Thank heavens, at that moment, the mother reached for the bag, and it was obvious that it was hers. She was dressed in a long black skirt and pink blouse, and was, naturally, seated in a chair. As she was digging in the handbag, she turned toward me, and I saw the rest of the ensemble. The blonde hair that had been on the side facing me had been painted with rainbow colors on the other side of her head. I almost missed it, though, because of the 5, yes, 5, studs sticking through just below her lower lip, the ring IN her lower lip, the nose stud, and the eyebrow ring. I'll admit I didn't even look at her ears. As she stood, her long skirt, of course, raised up and brought her feet into view. She was wearing fuzzy fake fur rainbow striped houseshoes that matched her hair. I am not trying to judge, but I simply could not reconcile such an unconventionally--at least for our location--dressed woman with such an absolutely conventionally dressed child.

Of course, I realize that by daring to write this, I've proved exactly how provincial I am. I would not have blinked if someone in levis, boots, chaps, and spurs walked through, even if that person had smelled like horses and cows and manure. That I'm used to.

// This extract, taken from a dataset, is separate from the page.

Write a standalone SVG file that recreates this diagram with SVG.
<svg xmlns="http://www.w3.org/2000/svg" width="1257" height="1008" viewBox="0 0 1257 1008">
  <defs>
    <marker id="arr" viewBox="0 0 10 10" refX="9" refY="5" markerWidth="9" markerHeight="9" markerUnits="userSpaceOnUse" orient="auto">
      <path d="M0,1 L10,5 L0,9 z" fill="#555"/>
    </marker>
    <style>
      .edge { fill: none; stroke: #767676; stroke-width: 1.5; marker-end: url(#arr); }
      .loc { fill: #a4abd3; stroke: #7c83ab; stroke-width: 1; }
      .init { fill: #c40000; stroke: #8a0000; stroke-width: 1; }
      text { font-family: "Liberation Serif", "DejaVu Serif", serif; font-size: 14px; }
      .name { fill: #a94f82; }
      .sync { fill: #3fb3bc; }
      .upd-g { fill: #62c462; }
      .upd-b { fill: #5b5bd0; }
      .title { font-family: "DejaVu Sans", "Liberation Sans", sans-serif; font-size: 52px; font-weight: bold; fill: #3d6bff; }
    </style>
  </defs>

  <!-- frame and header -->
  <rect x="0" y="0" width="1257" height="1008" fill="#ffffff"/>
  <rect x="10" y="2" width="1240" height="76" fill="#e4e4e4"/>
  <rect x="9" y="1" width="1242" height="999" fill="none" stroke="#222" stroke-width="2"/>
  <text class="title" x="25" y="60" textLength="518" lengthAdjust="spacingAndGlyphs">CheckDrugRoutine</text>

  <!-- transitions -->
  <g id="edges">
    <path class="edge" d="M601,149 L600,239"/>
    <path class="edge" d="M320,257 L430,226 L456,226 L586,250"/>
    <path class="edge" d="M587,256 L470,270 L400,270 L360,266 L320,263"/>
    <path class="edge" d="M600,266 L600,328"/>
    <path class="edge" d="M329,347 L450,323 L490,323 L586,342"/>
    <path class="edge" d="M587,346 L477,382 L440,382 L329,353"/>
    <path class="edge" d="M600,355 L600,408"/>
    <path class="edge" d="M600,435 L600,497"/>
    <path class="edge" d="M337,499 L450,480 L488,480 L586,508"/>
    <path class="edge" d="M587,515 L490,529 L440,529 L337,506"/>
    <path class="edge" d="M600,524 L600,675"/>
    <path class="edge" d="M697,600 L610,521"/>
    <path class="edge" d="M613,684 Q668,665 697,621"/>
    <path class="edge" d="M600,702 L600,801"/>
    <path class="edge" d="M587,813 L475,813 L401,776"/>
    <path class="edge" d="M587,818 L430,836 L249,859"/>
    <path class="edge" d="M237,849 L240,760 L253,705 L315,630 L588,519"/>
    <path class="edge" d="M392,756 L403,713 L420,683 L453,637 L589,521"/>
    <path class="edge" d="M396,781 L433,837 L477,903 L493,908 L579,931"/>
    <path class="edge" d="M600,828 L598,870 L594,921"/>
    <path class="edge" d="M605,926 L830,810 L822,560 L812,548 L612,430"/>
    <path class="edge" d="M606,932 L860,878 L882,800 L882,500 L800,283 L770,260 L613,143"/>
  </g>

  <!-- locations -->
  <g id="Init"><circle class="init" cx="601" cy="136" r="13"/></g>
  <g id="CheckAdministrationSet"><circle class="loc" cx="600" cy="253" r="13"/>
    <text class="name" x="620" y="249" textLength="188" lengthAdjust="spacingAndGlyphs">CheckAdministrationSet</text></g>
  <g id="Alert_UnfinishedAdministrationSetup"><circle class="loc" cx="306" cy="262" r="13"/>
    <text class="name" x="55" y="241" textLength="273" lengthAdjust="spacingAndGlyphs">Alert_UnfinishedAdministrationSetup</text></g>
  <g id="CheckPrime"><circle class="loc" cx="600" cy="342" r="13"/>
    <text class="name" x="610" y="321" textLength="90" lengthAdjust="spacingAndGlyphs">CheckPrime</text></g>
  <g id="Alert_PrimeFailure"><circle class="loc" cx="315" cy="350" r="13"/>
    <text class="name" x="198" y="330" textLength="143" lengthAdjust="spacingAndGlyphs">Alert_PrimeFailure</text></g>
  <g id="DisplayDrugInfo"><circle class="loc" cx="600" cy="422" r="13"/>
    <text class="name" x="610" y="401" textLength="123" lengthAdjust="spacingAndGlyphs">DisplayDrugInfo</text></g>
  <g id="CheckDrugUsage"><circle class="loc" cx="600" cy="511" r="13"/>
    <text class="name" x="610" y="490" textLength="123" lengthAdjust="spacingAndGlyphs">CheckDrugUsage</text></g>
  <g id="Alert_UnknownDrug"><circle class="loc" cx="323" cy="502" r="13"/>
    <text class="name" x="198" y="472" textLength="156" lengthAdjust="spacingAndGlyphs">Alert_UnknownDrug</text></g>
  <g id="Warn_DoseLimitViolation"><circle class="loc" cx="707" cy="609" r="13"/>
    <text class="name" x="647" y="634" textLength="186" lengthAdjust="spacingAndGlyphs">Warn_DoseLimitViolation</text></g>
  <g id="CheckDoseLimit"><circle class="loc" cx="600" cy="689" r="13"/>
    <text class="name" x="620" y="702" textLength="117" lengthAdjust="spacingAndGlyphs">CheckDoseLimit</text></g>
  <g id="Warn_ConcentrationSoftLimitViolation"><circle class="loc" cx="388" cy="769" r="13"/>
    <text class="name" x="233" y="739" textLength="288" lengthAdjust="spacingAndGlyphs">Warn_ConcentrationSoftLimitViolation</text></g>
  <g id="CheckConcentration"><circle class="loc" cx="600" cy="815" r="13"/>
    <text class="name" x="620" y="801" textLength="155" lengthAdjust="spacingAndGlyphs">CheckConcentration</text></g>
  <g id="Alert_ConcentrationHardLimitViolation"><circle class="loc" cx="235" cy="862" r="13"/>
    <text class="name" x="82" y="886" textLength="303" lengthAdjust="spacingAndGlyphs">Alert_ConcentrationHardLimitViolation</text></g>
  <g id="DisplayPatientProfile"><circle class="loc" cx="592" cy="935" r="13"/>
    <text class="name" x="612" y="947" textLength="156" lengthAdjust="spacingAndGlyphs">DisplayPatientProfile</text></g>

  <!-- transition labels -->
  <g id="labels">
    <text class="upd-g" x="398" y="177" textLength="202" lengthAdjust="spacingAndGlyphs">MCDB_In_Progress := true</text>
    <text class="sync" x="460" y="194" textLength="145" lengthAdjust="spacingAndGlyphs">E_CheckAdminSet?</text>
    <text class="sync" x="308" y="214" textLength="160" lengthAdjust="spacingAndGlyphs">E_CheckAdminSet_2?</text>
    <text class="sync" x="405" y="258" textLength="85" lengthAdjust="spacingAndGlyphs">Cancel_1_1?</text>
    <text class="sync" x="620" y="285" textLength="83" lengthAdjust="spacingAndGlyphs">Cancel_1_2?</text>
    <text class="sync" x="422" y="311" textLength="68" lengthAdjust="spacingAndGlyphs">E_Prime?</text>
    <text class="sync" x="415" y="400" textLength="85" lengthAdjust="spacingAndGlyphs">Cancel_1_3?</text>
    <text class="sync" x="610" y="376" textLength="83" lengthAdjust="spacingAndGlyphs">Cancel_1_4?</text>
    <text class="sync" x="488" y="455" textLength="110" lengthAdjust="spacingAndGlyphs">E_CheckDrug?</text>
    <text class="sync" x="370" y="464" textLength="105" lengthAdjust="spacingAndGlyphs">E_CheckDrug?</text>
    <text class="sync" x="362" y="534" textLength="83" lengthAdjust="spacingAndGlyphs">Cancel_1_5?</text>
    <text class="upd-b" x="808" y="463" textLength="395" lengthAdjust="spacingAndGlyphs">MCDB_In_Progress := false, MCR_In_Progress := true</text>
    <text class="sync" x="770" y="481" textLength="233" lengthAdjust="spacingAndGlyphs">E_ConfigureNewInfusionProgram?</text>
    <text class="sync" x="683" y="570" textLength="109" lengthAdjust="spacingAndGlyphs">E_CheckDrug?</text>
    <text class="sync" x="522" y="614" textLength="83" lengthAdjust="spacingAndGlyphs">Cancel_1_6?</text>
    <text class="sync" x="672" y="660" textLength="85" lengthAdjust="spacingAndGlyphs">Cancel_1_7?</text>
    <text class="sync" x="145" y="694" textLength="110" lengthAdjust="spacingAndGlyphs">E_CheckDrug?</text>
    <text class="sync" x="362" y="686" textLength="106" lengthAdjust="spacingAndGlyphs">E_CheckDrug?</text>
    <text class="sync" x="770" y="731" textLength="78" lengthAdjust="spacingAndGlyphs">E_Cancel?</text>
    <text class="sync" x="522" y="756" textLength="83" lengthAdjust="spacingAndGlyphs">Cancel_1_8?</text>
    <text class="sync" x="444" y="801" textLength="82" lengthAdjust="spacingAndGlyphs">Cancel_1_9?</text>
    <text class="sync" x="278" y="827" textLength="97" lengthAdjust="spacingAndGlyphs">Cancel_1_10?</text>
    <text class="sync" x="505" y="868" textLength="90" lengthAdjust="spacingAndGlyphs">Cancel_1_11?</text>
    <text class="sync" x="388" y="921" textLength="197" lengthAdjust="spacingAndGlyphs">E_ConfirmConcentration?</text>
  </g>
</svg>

No Posting, Little Knitting

I've been in something of a funk lately--extra busy at school, uncertain about private plans, not feeling exactly well, but not exactly sick either, and not knitting much. Here, however, is some "little" knitting. I'm making Christmas ornament sweaters for my grandchildren. I am beginning with one or the other of the various patterns on Ravelry, but since I magic loop, I don't even have appropriate double points, so I'm improvising the rest. I do have the feeling that the hardest part may be making tiny coathangers.